A San Diego car accident severely injured a motorcyclist, who crashed into an SUV that was making a U-turn. According to a news report in U-T San Diego, the motorcycle accident occurred on South Coast Highway 101, near Santa Fe Drive, in Encinitas, the afternoon of February 18, 2012. Officials say the rider was traveling south when a Nissan Pathfinder SUV made a U-turn in front of the motorcycle. The victim’s injuries have been listed as serious, but they are not considered life threatening. It is not clear if the driver will be cited for the crash.
My thoughts and prayers are with the injured victim of this San Diego accident. I wish the victim the very best for a complete and speedy recovery.
San Diego Motorcycle Accident Statistics
According to California Highway Patrol’s 2009 Statewide Integrated Traffic Records System (SWITRS), there were no fatalities, but 11 injuries reported due to motorcycle accidents in Encinitas. During that same year, San Diego County motorcycle accidents caused 39 fatalities and injured 989 people.
The Law Relating to U-turns
Based on this news report, the driver of the SUV was making a U-turn at the time of the crash. California Vehicle Code Section 21801 (a) states: “The driver of a vehicle intending to turn to the left or to complete a U-turn upon a highway, or to turn left into public or private property, or an alley, shall yield the right-of-way to all vehicles approaching from the opposite direction which are close enough to constitute a hazard at any time during the turning movement, and shall continue to yield the right-of-way to the approaching vehicles until the left turn or U-turn can be made with reasonable safety.”

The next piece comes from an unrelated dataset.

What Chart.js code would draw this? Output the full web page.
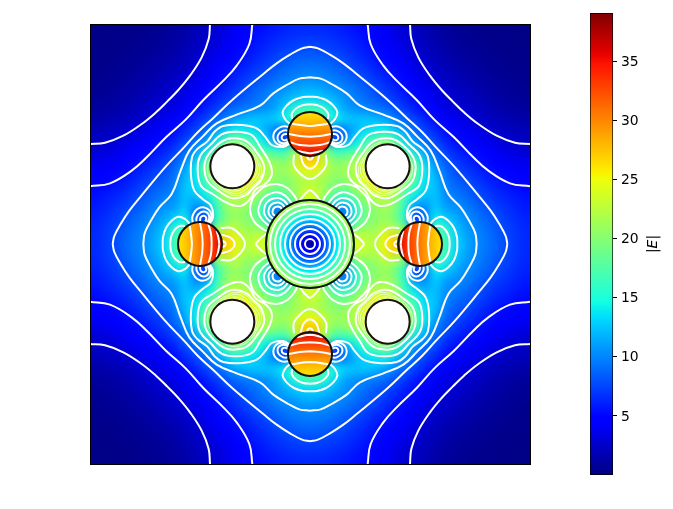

In this particular case, if the driver is determined to have been at fault, then, he or she can be held liable for the injuries and damages caused. Injured victims can seek compensation to cover damages such as medical expenses, lost wages, cost of hospitalization, rehabilitation and other related expenses. An experienced San Diego personal injury lawyer can help determine whether a dangerous or defective roadway caused or contributed to the incident. If that was the case, the city or governmental agency responsible for maintaining the roadway can also be held liable. Under California Government Code Section 911.2, any personal injury claim against a governmental agency must be filed within 180 days of the incident.